No surprise there. That’s what the banks did with the 2008 bailout – they cleared their balance sheets instead of giving out loans to people. This time around the people cleared their balance sheets, sticking the banks with cash they didn’t want because banks aren’t in the business of holding cash, they’re in the business of making interest on loans. With the threat of inflation rising, and no consumers to loan the money to on the retail side, they threw it into something “real.” Real estate. New mortgages and land development.
2020 was supposed to be the crash year, and instead it turned into the best year for land development in the history of land development, except one, 2021. I worked until midnight at least three days a week all 2021 to stay on top of the construction projects. Part of it was people fleeing cities. Part was people stuck at home renovating their houses. Part was the entire economy turning into Amazon Bait. I cannot tell you how many light industrial cross dock facilities I’ve been involved with the past two years. But all of that is gasoline on the fire, and it’s all about to crash two years later than it should have.
Signs From the Inside
As the above cycle matures, certain things start to happen, from the perspective of a civil engineer in land development. Your clients start out very professional, but over time more rookies get into the game. Over time your Accounts Receivable (“AR”) Aging starts to get longer and longer, as developers become cash stretched or their investors start to get sketchy. Over time the projects get more and more speculative and have more and more changes midstream due to the demands of different financiers. Over time the sites you’re developing are more and more constrained. Eventually half the projects you’re looking at are by rookies with high demands and no cash trying to develop land on wetlands in floodplains with environmental constraints they don’t understand, pulling loans on projects that are doomed because they don’t realize that’s a dumb idea.

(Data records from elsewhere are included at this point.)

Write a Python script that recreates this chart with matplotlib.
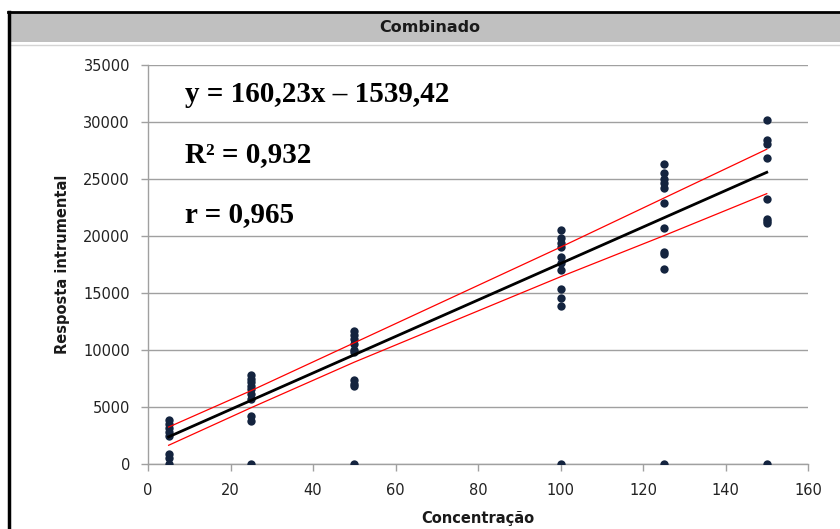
import matplotlib
matplotlib.use("Agg")
import matplotlib.pyplot as plt
from matplotlib.patches import Rectangle
from matplotlib.lines import Line2D

# ---- data ----
concentrations = [5, 25, 50, 100, 125, 150]
resp_5 = [3800, 3450, 3100, 2750, 2400, 850, 450, 0]
resp_25 = [7750, 7450, 7150, 6850, 6500, 6100, 5700, 4200, 3700, 0]
resp_50 = [11600, 11300, 10900, 10500, 10000, 9800, 7300, 7000, 6800, 0]
resp_100 = [20500, 19800, 19400, 19000, 18100, 17600, 17000, 15300, 14500, 13800, 0]
resp_125 = [26300, 25500, 25000, 24600, 24200, 22900, 20700, 18600, 18400, 17100, 0]
resp_150 = [30200, 28400, 28100, 26800, 23200, 21500, 21300, 21100, 0]
responses = [resp_5, resp_25, resp_50, resp_100, resp_125, resp_150]

slope = 160.23
intercept = 1539.42
fit_x = [5, 150]

band_x = [5, 25, 50, 100, 125, 150]
band_upper = [3200, 6400, 10600, 19000, 23300, 27600]
band_lower = [1600, 4900, 8900, 16400, 20000, 23700]

x_ticks = [0, 20, 40, 60, 80, 100, 120, 140, 160]
y_ticks = [0, 5000, 10000, 15000, 20000, 25000, 30000, 35000]

title = "Combinado"
xlabel = "Concentração"
ylabel = "Resposta intrumental"
eq_texts = ["y = 160,23x \u2013 1539,42", "R\u00b2 = 0,932", "r = 0,965"]
eq_y = [31780, 26510, 21240]

W, H = 840, 529
fig = plt.figure(figsize=(W / 100, H / 100), dpi=100)
fig.patch.set_facecolor("white")

def fx(px):
    return px / W

def fy(py):
    return 1 - py / H

# header band
fig.patches.append(Rectangle((fx(9), fy(42)), fx(840 - 9), 30 / H,
                             transform=fig.transFigure, facecolor="#c0c0c0",
                             edgecolor="none", zorder=0))
# thin line under header
fig.lines.append(Line2D([fx(9), 1], [fy(45), fy(45)], transform=fig.transFigure,
                        color="#d4d4d4", lw=1.0))
# black frame (left and top)
fig.lines.append(Line2D([fx(9), fx(9)], [0, fy(12)], transform=fig.transFigure,
                        color="black", lw=2.5))
fig.lines.append(Line2D([fx(8), 1], [fy(12), fy(12)], transform=fig.transFigure,
                        color="black", lw=2.0))
fig.text(fx(430), fy(27), title, ha="center", va="center", fontsize=11.5,
         fontweight="bold", color="#1a1a1a", family="DejaVu Sans")

ax = fig.add_axes([fx(148), fy(463.5), (808 - 148) / W, (463.5 - 65) / H])
ax.set_xlim(0, 160)
ax.set_ylim(0, 35000)
ax.set_xticks(x_ticks)
ax.set_yticks(y_ticks)
ax.set_xticklabels([str(v) for v in x_ticks])
ax.set_yticklabels([str(v) for v in y_ticks])
ax.grid(axis="y", color="#a0a0a0", lw=1.0)
ax.set_axisbelow(True)
for s in ["top", "right"]:
    ax.spines[s].set_visible(False)
for s in ["left", "bottom"]:
    ax.spines[s].set_color("#a0a0a0")
    ax.spines[s].set_linewidth(1.0)
ax.tick_params(axis="both", colors="#a0a0a0", labelcolor="#222222",
               labelsize=10.5, length=5, width=1.0, direction="out")
ax.tick_params(axis="y", pad=8)
ax.tick_params(axis="x", pad=9)

for c, vals in zip(concentrations, responses):
    ax.scatter([c] * len(vals), vals, s=36, color="#14243f", zorder=3,
               linewidths=0)

ax.plot(band_x, band_upper, color="red", lw=0.9, zorder=4)
ax.plot(band_x, band_lower, color="red", lw=0.9, zorder=4)
ax.plot(fit_x, [slope * v + intercept for v in fit_x], color="black", lw=2.0,
        zorder=5)

for t, yv in zip(eq_texts, eq_y):
    ax.text(9, yv, t, ha="left", va="baseline", fontsize=21,
            fontweight="bold", family="Liberation Serif", color="black")

fig.text(fx(478), fy(519), xlabel, ha="center", va="center", fontsize=10.5,
         fontweight="bold", color="#1a1a1a")
fig.text(fx(62), fy(264), ylabel, ha="center", va="center", rotation=90,
         fontsize=10.5, fontweight="bold", color="#1a1a1a")

fig.savefig("out.png", dpi=100)
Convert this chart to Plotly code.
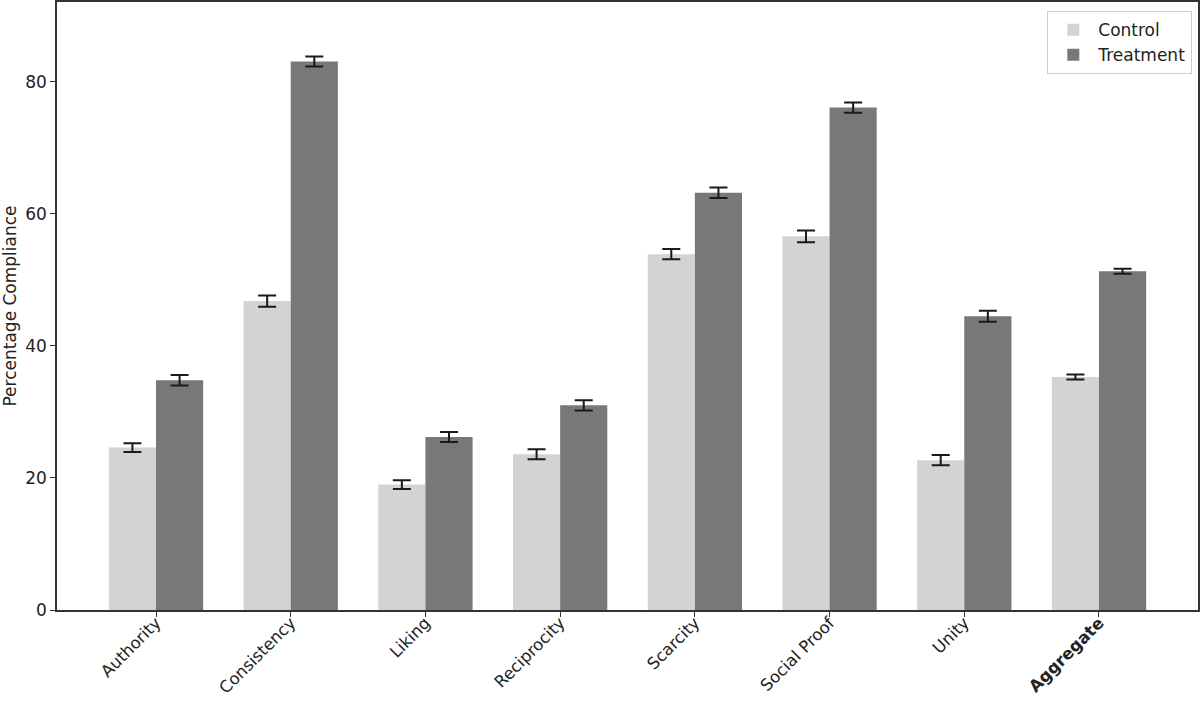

All of this is transpiring now in the development market, at a peak that’s peaking two years later than the apparent peak should have been, as the stimulus money that propped the whole house of cards up is finally drying up. The supply chain issues, and the international grain shortage, and the international oil shortage, and domestic gas prices, and the war in Ukraine, and the inflationary pressures from not only the 2020 money printing press insanity but also the lockdowns, are purely additional environmental factors. This would have happened anyway, so to imagine it won’t happen now boggles my mind.
I think land development crashes no later than fourth quarter of 2022. It may happen as soon as the summer. I think it will probably be the canary in the coal mine for the overall recession that Deutsche Bank predicts for 2023. I think the predictions that the recession will be “shallow” are not rooted in an understanding of what’s happening in certain market sectors, construction among those.
I think I’m going to end up with a lot more free time later this year, and will be able to write a lot more articles. It’s going to be very unprofitable, but after the last two years I could use the break.